The move to Kubernetes was driven by several key benefits:

  • Operational Efficiency: Kubernetes simplified infrastructure management and reduced operational overhead.
  • Enhanced Developer Productivity: It abstracted away infrastructure complexity, allowing developers to focus on product development.
  • Improved Scalability and Resource Utilization: Kubernetes provided enhanced scalability and better resource utilization to handle traffic spikes.
  • Cloud-Native Alignment: The transition positioned Uber to leverage modern cloud-native practices and technologies with native support for frameworks like Spark and Ray, critical for its machine learning workflows.

Similar to the Strangler Fig pattern, Uber adopted a dual-stack approach, running services simultaneously on both Mesos and Kubernetes to minimize risk and ensure zero-downtime. This second migration demonstrates a key evolution in Uber's philosophy: a move away from building custom, proprietary solutions in favor of leveraging strong community-supported frameworks when the context changes. The architectural journey is a continuous process of solving problems, gaining new capabilities, and adapting to new forms of complexity.

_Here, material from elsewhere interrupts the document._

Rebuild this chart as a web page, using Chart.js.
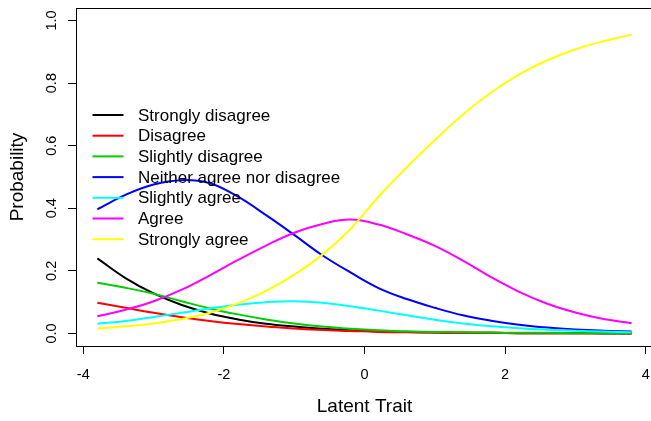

5. Lessons Learned for Modern Architects

The experience of Uber's monumental architectural transition provides a powerful set of lessons for any organization.

Start with the Problem, Not the Trend

Architectural decisions should always be a response to a clear business problem, not a trend . Uber's pivot to microservices was a direct result of tangible failures: concurrency issues, painful deployments, and organizational gridlock. The monolithic architecture was not abandoned because it was "old"; it was abandoned because it was no longer serving the core business needs.

Architecture is About People

Uber's journey underscores the profound relationship between an organization's structure and its technical architecture. The monolithic system "tied the fate of teams together," while the microservice architecture enabled teams to operate autonomously and take clear ownership of their services . The lesson is that a distributed architecture requires empowered, decentralized teams to truly unlock its value.

Tooling is a Core Investment

The freedom of a microservice architecture can quickly lead to an unmanageable environment. Uber's experience demonstrates that a significant investment in a core platform and standardized tooling is a non-negotiable cost of operating at scale. Tools like TChannel, Clay, and Jaeger were the necessary "glue" to manage the new complexities and create a "paved path" for developers. This platform-centric approach allows engineers to focus on solving business problems rather than re-inventing the wheel for every new service.

Embrace the Journey

The story of Uber's architecture is a narrative of continuous evolution. The shift from a monolith was not a destination but the first step on an ongoing journey. The subsequent migration from Mesos to Kubernetes shows a willingness to abandon a custom solution for a more standardized one when the business context changes. The most resilient systems are not built in a single go but are cultivated over time through continuous improvement and a relentless focus on solving the problems at hand.